第七回は、宮城県の利府町立しらかし台小学校 校長 永山 伸樹さんの執筆です。

8月から被災を受けた南校舎の工事が始まります。(工事に関しては、本校HP内「東日本大震災による被災校舎等の災害復旧工事について」 をご覧ください。)

工程表が出て、保護者に知らせて少しホッとしたところだったのですが、実際の工事はなかなか細かいところまではっきりと伝わってきません。設計業者さんの仕事の進み具合と並行しての作業のため、建設業者さんもはっきりと言えないところがあるのでしょうか。資材等の調達の関係もあるのでしょうか。少々気をもむところなのです。それというのも、単に業者さんに任せておくだけには行かないからなのです。

南校舎にはまだ多くの「物」が置いてあります。それらが工事に伴い移動が必要なのかそのままでいいのか、移動するならいつ、どうやってしたらいいのか、日程及びその内容がはっきりしないと見えないところが多すぎるのです。移動するにしてももう収納しておく場所はありません。建設業者さんはプレハブを用意すると言ってくれてはいますが、動かすのかどうかが分からないうちはそれも話だけです。

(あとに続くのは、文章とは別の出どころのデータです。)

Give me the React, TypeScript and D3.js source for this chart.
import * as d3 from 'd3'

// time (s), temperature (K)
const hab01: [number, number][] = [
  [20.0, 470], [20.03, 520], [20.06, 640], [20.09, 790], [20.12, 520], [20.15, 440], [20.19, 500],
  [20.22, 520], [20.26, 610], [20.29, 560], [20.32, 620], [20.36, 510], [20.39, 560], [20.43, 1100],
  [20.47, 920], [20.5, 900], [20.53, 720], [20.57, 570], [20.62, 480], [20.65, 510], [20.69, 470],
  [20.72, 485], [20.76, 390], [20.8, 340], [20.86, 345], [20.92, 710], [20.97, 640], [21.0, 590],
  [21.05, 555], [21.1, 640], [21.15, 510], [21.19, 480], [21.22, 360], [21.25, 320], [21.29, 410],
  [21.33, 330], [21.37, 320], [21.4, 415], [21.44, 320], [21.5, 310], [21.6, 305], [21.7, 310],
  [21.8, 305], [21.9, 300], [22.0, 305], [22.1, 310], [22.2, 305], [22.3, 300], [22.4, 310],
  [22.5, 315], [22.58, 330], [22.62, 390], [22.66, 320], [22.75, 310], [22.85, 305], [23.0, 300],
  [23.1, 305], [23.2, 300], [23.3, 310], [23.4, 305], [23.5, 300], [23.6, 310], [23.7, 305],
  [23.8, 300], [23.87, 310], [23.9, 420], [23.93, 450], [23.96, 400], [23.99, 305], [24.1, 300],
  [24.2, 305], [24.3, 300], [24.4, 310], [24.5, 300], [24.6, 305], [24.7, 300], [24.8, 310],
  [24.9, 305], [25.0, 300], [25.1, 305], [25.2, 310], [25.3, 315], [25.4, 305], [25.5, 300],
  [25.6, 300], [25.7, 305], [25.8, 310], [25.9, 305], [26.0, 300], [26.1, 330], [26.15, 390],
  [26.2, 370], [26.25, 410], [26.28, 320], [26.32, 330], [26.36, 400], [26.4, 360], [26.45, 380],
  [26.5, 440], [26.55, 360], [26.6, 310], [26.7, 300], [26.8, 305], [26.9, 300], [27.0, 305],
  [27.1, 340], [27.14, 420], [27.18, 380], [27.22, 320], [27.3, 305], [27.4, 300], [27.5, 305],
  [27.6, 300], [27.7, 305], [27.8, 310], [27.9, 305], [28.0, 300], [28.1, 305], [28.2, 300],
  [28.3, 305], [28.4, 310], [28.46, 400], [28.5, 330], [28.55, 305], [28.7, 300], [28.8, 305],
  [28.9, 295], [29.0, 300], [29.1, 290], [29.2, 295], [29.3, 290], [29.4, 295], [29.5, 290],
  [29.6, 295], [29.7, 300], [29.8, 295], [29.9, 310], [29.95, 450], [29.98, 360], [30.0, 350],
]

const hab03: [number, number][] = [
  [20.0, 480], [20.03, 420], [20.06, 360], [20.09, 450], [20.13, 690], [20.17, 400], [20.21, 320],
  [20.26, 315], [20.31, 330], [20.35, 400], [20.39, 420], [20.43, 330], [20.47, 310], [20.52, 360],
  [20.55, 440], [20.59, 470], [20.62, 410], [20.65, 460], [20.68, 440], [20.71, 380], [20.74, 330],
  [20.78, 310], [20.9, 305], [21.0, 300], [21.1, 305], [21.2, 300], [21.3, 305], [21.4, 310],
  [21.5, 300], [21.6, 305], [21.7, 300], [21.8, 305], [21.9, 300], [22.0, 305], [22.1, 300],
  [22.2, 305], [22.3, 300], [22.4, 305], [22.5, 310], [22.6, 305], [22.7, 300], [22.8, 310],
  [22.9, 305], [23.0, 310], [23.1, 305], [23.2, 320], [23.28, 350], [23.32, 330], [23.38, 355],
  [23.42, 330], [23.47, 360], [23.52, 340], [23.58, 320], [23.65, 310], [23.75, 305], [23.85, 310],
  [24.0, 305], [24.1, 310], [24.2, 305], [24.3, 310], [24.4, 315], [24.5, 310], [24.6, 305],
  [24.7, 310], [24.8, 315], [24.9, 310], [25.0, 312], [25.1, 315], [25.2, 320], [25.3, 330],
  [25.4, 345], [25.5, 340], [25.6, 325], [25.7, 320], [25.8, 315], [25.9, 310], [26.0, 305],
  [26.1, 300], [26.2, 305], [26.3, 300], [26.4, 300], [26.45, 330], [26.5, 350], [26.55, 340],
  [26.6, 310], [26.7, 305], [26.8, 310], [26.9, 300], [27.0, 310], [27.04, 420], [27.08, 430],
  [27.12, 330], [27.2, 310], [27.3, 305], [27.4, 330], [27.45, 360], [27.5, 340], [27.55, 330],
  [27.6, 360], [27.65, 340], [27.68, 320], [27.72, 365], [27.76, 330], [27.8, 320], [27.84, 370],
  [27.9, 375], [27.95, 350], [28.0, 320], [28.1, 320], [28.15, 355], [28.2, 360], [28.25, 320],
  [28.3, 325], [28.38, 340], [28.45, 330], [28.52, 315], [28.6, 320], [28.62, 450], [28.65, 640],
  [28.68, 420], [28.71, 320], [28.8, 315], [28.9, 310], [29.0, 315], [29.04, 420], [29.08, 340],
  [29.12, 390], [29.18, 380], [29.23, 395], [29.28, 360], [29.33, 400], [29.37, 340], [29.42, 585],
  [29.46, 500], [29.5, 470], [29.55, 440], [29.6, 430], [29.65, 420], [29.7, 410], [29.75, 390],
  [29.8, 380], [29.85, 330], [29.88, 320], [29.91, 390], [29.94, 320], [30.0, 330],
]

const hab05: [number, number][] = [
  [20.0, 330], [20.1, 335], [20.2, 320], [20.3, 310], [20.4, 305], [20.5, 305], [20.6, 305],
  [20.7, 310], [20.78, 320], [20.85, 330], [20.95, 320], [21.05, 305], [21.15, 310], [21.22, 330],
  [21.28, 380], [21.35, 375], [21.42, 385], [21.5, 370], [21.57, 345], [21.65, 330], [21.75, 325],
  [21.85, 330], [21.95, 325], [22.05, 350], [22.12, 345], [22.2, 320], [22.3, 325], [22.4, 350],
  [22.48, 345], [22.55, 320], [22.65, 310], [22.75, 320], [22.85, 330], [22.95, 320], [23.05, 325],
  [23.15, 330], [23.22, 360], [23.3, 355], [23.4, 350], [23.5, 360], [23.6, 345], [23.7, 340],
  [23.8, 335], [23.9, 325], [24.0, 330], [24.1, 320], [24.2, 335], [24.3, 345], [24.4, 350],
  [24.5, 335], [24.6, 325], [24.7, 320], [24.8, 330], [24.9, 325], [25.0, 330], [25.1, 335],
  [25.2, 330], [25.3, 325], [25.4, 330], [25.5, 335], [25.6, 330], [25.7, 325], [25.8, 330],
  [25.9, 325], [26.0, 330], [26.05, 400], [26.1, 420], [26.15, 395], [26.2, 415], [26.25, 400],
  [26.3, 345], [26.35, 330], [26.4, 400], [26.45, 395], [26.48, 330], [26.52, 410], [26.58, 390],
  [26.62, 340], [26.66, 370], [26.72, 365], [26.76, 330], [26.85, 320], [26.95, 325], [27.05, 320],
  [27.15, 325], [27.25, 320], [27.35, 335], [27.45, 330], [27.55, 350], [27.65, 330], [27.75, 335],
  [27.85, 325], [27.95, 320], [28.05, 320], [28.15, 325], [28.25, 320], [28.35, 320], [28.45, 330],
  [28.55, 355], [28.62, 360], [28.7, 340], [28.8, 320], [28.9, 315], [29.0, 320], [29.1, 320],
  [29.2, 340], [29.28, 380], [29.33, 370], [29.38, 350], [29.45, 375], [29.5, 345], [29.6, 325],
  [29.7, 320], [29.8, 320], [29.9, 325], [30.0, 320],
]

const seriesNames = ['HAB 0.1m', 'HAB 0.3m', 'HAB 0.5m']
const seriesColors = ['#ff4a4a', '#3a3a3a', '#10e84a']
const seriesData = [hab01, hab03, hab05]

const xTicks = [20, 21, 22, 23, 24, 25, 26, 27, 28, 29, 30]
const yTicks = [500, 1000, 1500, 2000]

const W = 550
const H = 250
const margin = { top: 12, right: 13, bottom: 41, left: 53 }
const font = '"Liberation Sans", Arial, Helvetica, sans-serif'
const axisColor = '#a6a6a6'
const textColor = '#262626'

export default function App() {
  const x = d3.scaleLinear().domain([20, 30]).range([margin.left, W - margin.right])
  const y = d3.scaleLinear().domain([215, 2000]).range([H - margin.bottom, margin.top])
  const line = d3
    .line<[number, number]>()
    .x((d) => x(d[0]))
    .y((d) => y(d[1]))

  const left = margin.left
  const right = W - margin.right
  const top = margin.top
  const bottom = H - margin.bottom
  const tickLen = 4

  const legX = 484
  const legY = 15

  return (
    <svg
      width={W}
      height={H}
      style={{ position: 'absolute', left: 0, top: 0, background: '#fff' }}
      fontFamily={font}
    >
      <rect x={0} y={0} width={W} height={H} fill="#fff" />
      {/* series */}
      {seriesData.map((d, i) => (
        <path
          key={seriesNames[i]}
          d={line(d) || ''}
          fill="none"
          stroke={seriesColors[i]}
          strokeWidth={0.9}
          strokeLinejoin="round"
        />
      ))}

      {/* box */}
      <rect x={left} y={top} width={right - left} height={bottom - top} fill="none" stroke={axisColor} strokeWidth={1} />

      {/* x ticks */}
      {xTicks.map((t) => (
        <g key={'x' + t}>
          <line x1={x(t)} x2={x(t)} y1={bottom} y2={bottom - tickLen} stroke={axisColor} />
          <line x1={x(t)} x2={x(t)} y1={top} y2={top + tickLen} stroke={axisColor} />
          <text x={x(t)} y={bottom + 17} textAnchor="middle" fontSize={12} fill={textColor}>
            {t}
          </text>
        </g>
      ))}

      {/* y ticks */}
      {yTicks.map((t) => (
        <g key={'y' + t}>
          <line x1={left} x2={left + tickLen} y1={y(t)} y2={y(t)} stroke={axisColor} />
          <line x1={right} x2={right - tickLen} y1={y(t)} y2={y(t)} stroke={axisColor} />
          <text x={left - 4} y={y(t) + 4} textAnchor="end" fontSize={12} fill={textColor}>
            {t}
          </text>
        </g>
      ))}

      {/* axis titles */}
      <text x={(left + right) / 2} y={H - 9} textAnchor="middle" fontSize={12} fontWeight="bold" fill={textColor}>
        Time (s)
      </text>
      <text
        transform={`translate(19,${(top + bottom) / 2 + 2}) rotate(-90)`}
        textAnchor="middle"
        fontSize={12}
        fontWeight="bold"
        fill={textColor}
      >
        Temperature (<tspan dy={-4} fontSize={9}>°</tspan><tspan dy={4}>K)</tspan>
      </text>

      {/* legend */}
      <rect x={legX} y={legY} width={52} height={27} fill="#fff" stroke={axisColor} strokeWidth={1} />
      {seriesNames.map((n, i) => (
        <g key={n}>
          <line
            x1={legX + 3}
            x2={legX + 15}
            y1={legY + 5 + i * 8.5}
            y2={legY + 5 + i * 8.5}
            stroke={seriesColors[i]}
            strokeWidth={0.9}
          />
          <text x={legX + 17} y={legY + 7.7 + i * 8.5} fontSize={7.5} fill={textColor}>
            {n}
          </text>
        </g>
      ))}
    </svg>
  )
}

移動するとしたら、いつ、誰が、という問題もあります。本校職員は長かった震災からの4ヶ月あまりを過ぎて、今やっと体も心も休める状態になっています。町の応援も同じで、町職員も疲弊しています。近隣の学校の職員にお願いするにしても十分な時間がほしいところです。

というようなところが工事開始に伴う第1段階の悩みです。
第2段階は『音』と『安全』です。大きな音を伴う解体工事は夏休み中に終える、ということですが、近隣住民の方へのこともあり、気が休まりませんし、もし延びたらと考えると……。また車両の出入りもあるので、それがいつからになるか、どの程度出入りするのか。これは当然2学期がはじまってからの問題ですので、いかに児童の安全を確保するかも大きな課題です。

当然のことですが、これらのことは震災直後にはとても考えつかなかったことです。前回に触れた「反省と検証」は先生方の声をまず出してもらいました。その声とこれらの悩みを重ね合わせると、さらに悩みが倍加しそうです。

でも、復旧工事が見えてきた本校はまだいいのかもしれません。もっと大変な学校は多くあります。その学校の先生方にも負けない「気力」をもって取り組んでいかなければ、と夏休みの校長室でこの原稿を書きながらそう思うばかりです。

平成23年8月1日

 ※当記事の情報は、公開当時のものです。